Adam previously led the U.S. Department of the Treasury’s Office of Terrorism and Financial Intelligence and served for nearly a decade as the Director of Treasury’s Office of Foreign Assets Control (OFAC). His practice focuses on advisory and enforcement matters involving U.S. national security, with a particular emphasis on economic sanctions, export controls, money laundering, and investment security matters.
Adam’s distinguished 13 year tenure at the U.S. Department of the Treasury spanned the presidential administrations of George W. Bush, Barack Obama, and Donald Trump. As the Acting Under Secretary for Terrorism and Financial Intelligence, Adam led the Treasury Department’s policy, enforcement, regulatory, and intelligence functions aimed at combating foreign adversaries, international terrorist organizations, proliferators of weapons of mass destruction, narcotics traffickers, and others posing threats to U.S. national security and economic interests.
He also advised the Treasury Secretary and National Security Council on a wide range of economic and national security issues, including matters before the Committee on Foreign Investment in the United States (CFIUS).
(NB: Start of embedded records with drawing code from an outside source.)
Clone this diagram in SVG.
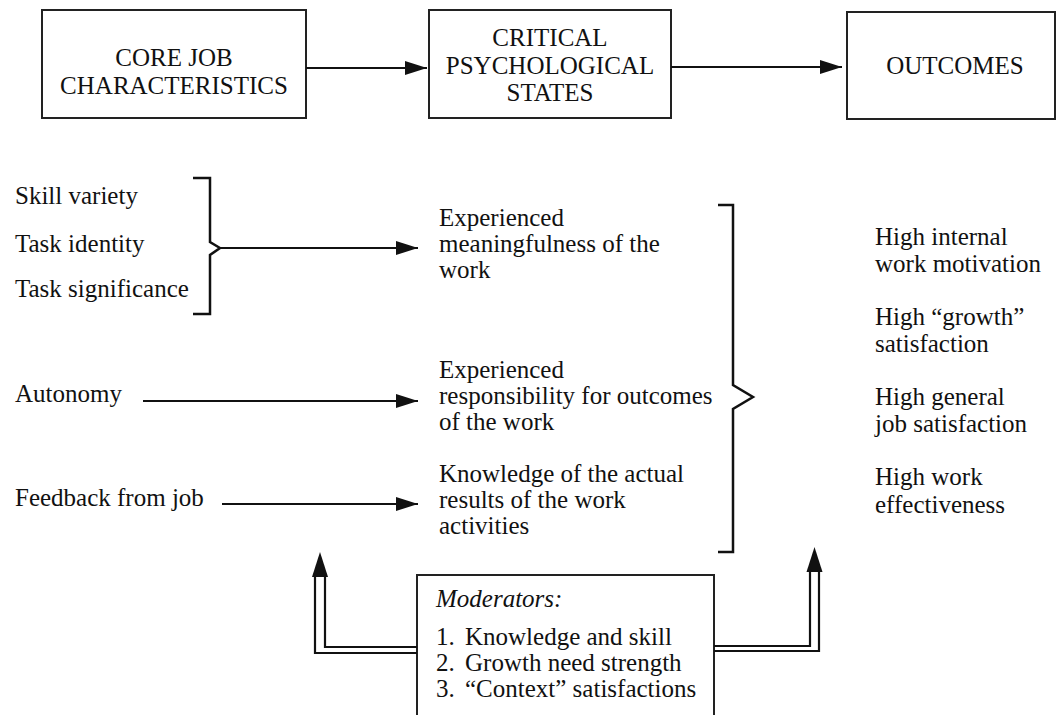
<svg xmlns="http://www.w3.org/2000/svg" width="1060" height="715" viewBox="0 0 1060 715">
<defs>
<style>
text{font-family:"Liberation Serif","Times New Roman",serif;font-size:25px;fill:#111}
.hd{text-anchor:middle}
.box{fill:none;stroke:#222;stroke-width:2}
.ln{fill:none;stroke:#111;stroke-width:2.2}
.br{fill:none;stroke:#111;stroke-width:2.5}
</style>
<marker id="ah" markerUnits="userSpaceOnUse" markerWidth="24" markerHeight="16" refX="22" refY="7" orient="auto">
<path d="M0,0 L22,7 L0,14 z" fill="#111"/>
</marker>
</defs>
<rect width="1060" height="715" fill="#fff"/>

<g id="core">
<rect class="box" x="42" y="10" width="264" height="108"/>
<text class="hd" x="174" y="66">CORE JOB</text>
<text class="hd" x="174" y="94">CHARACTERISTICS</text>
</g>
<g id="critical">
<rect class="box" x="429" y="10" width="242" height="108"/>
<text class="hd" x="550" y="46">CRITICAL</text>
<text class="hd" x="550" y="74">PSYCHOLOGICAL</text>
<text class="hd" x="550" y="101">STATES</text>
</g>
<g id="outcomes">
<rect class="box" x="847" y="12" width="208" height="107"/>
<text class="hd" x="955" y="74">OUTCOMES</text>
</g>

<g id="characteristics">
<text x="15" y="204">Skill variety</text>
<text x="15" y="252">Task identity</text>
<text x="15" y="297">Task significance</text>
<text x="15" y="402">Autonomy</text>
<text x="15" y="506">Feedback from job</text>
</g>

<g id="states">
<text x="439" y="226">Experienced</text>
<text x="439" y="252">meaningfulness of the</text>
<text x="439" y="278">work</text>
<text x="439" y="378">Experienced</text>
<text x="439" y="404">responsibility for outcomes</text>
<text x="439" y="430">of the work</text>
<text x="439" y="482">Knowledge of the actual</text>
<text x="439" y="508">results of the work</text>
<text x="439" y="534">activities</text>
</g>

<g id="results">
<text x="875" y="245">High internal</text>
<text x="875" y="272">work motivation</text>
<text x="875" y="325">High “growth”</text>
<text x="875" y="352">satisfaction</text>
<text x="875" y="405">High general</text>
<text x="875" y="432">job satisfaction</text>
<text x="875" y="485">High work</text>
<text x="875" y="513">effectiveness</text>
</g>

<g id="moderators">
<rect class="box" x="417" y="575" width="297" height="150"/>
<text x="436" y="607" font-style="italic">Moderators:</text>
<text x="436" y="645">1.</text><text x="465" y="645">Knowledge and skill</text>
<text x="436" y="671">2.</text><text x="465" y="671">Growth need strength</text>
<text x="436" y="697">3.</text><text x="465" y="697">“Context” satisfactions</text>
</g>

<g id="connectors">
<line class="ln" x1="306" y1="68" x2="427" y2="68" marker-end="url(#ah)"/>
<line class="ln" x1="671" y1="67" x2="842" y2="67" marker-end="url(#ah)"/>
<path class="br" d="M193,178 H210 V242 L220,248 L210,255 V314 H193"/>
<line class="ln" x1="220" y1="248" x2="418" y2="248" marker-end="url(#ah)"/>
<line class="ln" x1="143" y1="401" x2="418" y2="401" marker-end="url(#ah)"/>
<line class="ln" x1="222" y1="504" x2="418" y2="504" marker-end="url(#ah)"/>
<path class="br" d="M718,205 H733 V385 L753,397 L733,409 V552 H718"/>
<path class="ln" d="M315,573 V653 H417"/>
<path class="ln" d="M325,573 V647 H417"/>
<path d="M320,552 L328,577 L312,577 z" fill="#111"/>
<path class="ln" d="M819,568 V651 H714"/>
<path class="ln" d="M810,568 V646 H714"/>
<path d="M814.5,547 L822.5,572 L806.5,572 z" fill="#111"/>
</g>
</svg>
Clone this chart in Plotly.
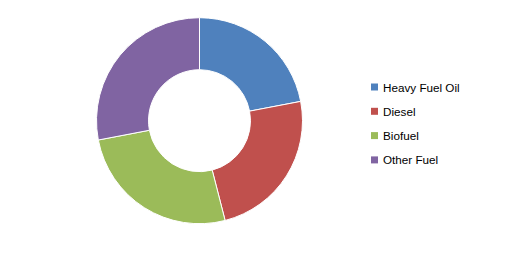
import plotly.graph_objects as go

labels = ["Heavy Fuel Oil", "Diesel", "Biofuel", "Other Fuel"]
values = [22, 24, 26, 28]
colors = ["#4F81BD", "#C0504D", "#9BBB59", "#8064A2"]

W, H = 518, 269

fig = go.Figure(go.Pie(
    labels=labels, values=values, hole=0.495, sort=False, direction="clockwise",
    rotation=0, textinfo="none", hoverinfo="label+percent",
    marker=dict(colors=colors, line=dict(color="white", width=1)),
    domain=dict(x=[96.5/W, 302.5/W], y=[(H-223.7)/H, (H-17.7)/H]),
    showlegend=False,
))

# Custom legend (Excel-style spacing)
legend_y0, legend_step = 87.0, 24.3
shapes, annotations = [], []
for i, (lab, col) in enumerate(zip(labels, colors)):
    yc = legend_y0 + i * legend_step
    shapes.append(dict(type="rect", xref="paper", yref="paper",
                       x0=371/W, x1=378/W, y0=1-(yc+3.5)/H, y1=1-(yc-3.5)/H,
                       fillcolor=col, line=dict(width=0)))
    annotations.append(dict(text=lab, xref="paper", yref="paper",
                            x=381/W, y=1-yc/H, xanchor="left", yanchor="middle",
                            showarrow=False,
                            font=dict(family="Liberation Sans, Arial", size=11.7, color="#000000")))

fig.update_layout(
    width=W, height=H, margin=dict(l=0, r=0, t=0, b=0),
    paper_bgcolor="white", plot_bgcolor="white",
    shapes=shapes, annotations=annotations,
)
fig.write_html("out.html")
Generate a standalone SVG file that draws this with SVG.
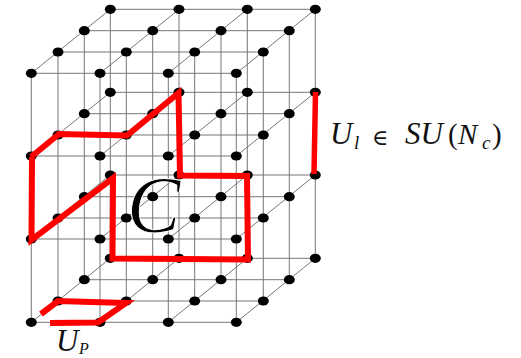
<svg xmlns="http://www.w3.org/2000/svg" width="521" height="358" viewBox="0 0 521 358">
<style>
.g{fill:none;stroke:#777;stroke-width:1}
.r{fill:none;stroke:#f00;stroke-width:6;stroke-linejoin:miter}
.m{font-family:"Liberation Serif",serif;font-style:italic;fill:#111}
.p{font-family:"Liberation Serif",serif;fill:#111}
.u{font-family:"DejaVu Serif",serif;fill:#111}
</style>
<defs><ellipse id="d" rx="5.5" ry="4.6" fill="#000"/></defs>
<g id="connectors">
<path class="g" d="M31.3 73.3H236.3M31.3 156H236.3M31.3 239H236.3M31.3 322.3H236.3M58 52H263.3M58 135H263.3M58 218H263.3M58 301H263.3M84.3 30.7H289.3M84.3 113.7H289.3M84.3 196.7H289.3M84.3 279.7H289.3M110.3 9.3H315.3M110.3 92.3H315.3M110.3 175H315.3M110.3 258.3H315.3"/>
<path class="g" d="M31.3 73.3V322.3M100 73.3V322.3M168.3 73.3V322.3M236.3 73.3V322.3M58 52V301M126.3 52V301M194.7 52V301M263.3 52V301M84.3 30.7V279.7M152.7 30.7V279.7M221 30.7V279.7M289.3 30.7V279.7M110.3 9.3V258.3M179 9.3V258.3M247.3 9.3V258.3M315.3 9.3V258.3"/>
<path class="g" d="M31.3 73.3L110.3 9.3M100 73.3L179 9.3M168.3 73.3L247.3 9.3M236.3 73.3L315.3 9.3M31.3 156L110.3 92.3M100 156L179 92.3M168.3 156L247.3 92.3M236.3 156L315.3 92.3M31.3 239L110.3 175M100 239L179 175M168.3 239L247.3 175M236.3 239L315.3 175M31.3 322.3L110.3 258.3M100 322.3L179 258.3M168.3 322.3L247.3 258.3M236.3 322.3L315.3 258.3"/>
</g>
<g id="nodes">
<g id="n000"><use href="#d" x="31.3" y="73.3"/></g><g id="n100"><use href="#d" x="100" y="73.3"/></g><g id="n200"><use href="#d" x="168.3" y="73.3"/></g><g id="n300"><use href="#d" x="236.3" y="73.3"/></g>
<g id="n010"><use href="#d" x="31.3" y="156"/></g><g id="n110"><use href="#d" x="100" y="156"/></g><g id="n210"><use href="#d" x="168.3" y="156"/></g><g id="n310"><use href="#d" x="236.3" y="156"/></g>
<g id="n020"><use href="#d" x="31.3" y="239"/></g><g id="n120"><use href="#d" x="100" y="239"/></g><g id="n220"><use href="#d" x="168.3" y="239"/></g><g id="n320"><use href="#d" x="236.3" y="239"/></g>
<g id="n030"><use href="#d" x="31.3" y="322.3"/></g><g id="n130"><use href="#d" x="100" y="322.3"/></g><g id="n230"><use href="#d" x="168.3" y="322.3"/></g><g id="n330"><use href="#d" x="236.3" y="322.3"/></g>
<g id="n001"><use href="#d" x="58" y="52"/></g><g id="n101"><use href="#d" x="126.3" y="52"/></g><g id="n201"><use href="#d" x="194.7" y="52"/></g><g id="n301"><use href="#d" x="263.3" y="52"/></g>
<g id="n011"><use href="#d" x="58" y="135"/></g><g id="n111"><use href="#d" x="126.3" y="135"/></g><g id="n211"><use href="#d" x="194.7" y="135"/></g><g id="n311"><use href="#d" x="263.3" y="135"/></g>
<g id="n021"><use href="#d" x="58" y="218"/></g><g id="n121"><use href="#d" x="126.3" y="218"/></g><g id="n221"><use href="#d" x="194.7" y="218"/></g><g id="n321"><use href="#d" x="263.3" y="218"/></g>
<g id="n031"><use href="#d" x="58" y="301"/></g><g id="n131"><use href="#d" x="126.3" y="301"/></g><g id="n231"><use href="#d" x="194.7" y="301"/></g><g id="n331"><use href="#d" x="263.3" y="301"/></g>
<g id="n002"><use href="#d" x="84.3" y="30.7"/></g><g id="n102"><use href="#d" x="152.7" y="30.7"/></g><g id="n202"><use href="#d" x="221" y="30.7"/></g><g id="n302"><use href="#d" x="289.3" y="30.7"/></g>
<g id="n012"><use href="#d" x="84.3" y="113.7"/></g><g id="n112"><use href="#d" x="152.7" y="113.7"/></g><g id="n212"><use href="#d" x="221" y="113.7"/></g><g id="n312"><use href="#d" x="289.3" y="113.7"/></g>
<g id="n022"><use href="#d" x="84.3" y="196.7"/></g><g id="n122"><use href="#d" x="152.7" y="196.7"/></g><g id="n222"><use href="#d" x="221" y="196.7"/></g><g id="n322"><use href="#d" x="289.3" y="196.7"/></g>
<g id="n032"><use href="#d" x="84.3" y="279.7"/></g><g id="n132"><use href="#d" x="152.7" y="279.7"/></g><g id="n232"><use href="#d" x="221" y="279.7"/></g><g id="n332"><use href="#d" x="289.3" y="279.7"/></g>
<g id="n003"><use href="#d" x="110.3" y="9.3"/></g><g id="n103"><use href="#d" x="179" y="9.3"/></g><g id="n203"><use href="#d" x="247.3" y="9.3"/></g><g id="n303"><use href="#d" x="315.3" y="9.3"/></g>
<g id="n013"><use href="#d" x="110.3" y="92.3"/></g><g id="n113"><use href="#d" x="179" y="92.3"/></g><g id="n213"><use href="#d" x="247.3" y="92.3"/></g><g id="n313"><use href="#d" x="315.3" y="92.3"/></g>
<g id="n023"><use href="#d" x="110.3" y="175"/></g><g id="n123"><use href="#d" x="179" y="175"/></g><g id="n223"><use href="#d" x="247.3" y="175"/></g><g id="n323"><use href="#d" x="315.3" y="175"/></g>
<g id="n033"><use href="#d" x="110.3" y="258.3"/></g><g id="n133"><use href="#d" x="179" y="258.3"/></g><g id="n233"><use href="#d" x="247.3" y="258.3"/></g><g id="n333"><use href="#d" x="315.3" y="258.3"/></g>
</g>
<g id="loops">
<path class="r" d="M32 157L31.5 240L113 178L112.5 258.5L248 259.5L247 176L180 175.500L178.500 93L127 135.500L59 134L31 157"/>
<path class="r" d="M41 314L58 301L126 303L98 322.500L50 323"/>
<path class="r" style="stroke-width:5.500" d="M315.500 92L314 174"/>
</g>
<g id="labels">
<text class="m" x="127" y="232" font-size="80" stroke="#fff" stroke-width="0.9" style="fill:#000">C</text>
<text class="m" x="56" y="351" font-size="31">U</text>
<text class="m" x="79" y="354" font-size="16">P</text>
<text class="m" x="330" y="144" font-size="31">U</text>
<text class="m" x="354" y="149" font-size="19">l</text>
<text class="u" x="372" y="145" font-size="22">∈</text>
<text class="m" x="405" y="144" font-size="31">SU</text>
<text class="p" x="448" y="144" font-size="29">(</text>
<text class="m" x="458" y="144" font-size="29">N</text>
<text class="m" x="482" y="149" font-size="19">c</text>
<text class="p" x="492" y="144" font-size="29">)</text>
</g>
</svg>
As OFAC Director, he led the Treasury Department’s administration and enforcement of U.S. economic and trade sanctions.
Earlier in his career, Adam served in the Department of Justice (DOJ) as Counsel to the Deputy Attorney General and worked as a trial attorney in DOJ’s Civil Division.
In addition to his work in private practice, Adam is a professor of practice at Johns Hopkins University’s School of Advanced International Studies.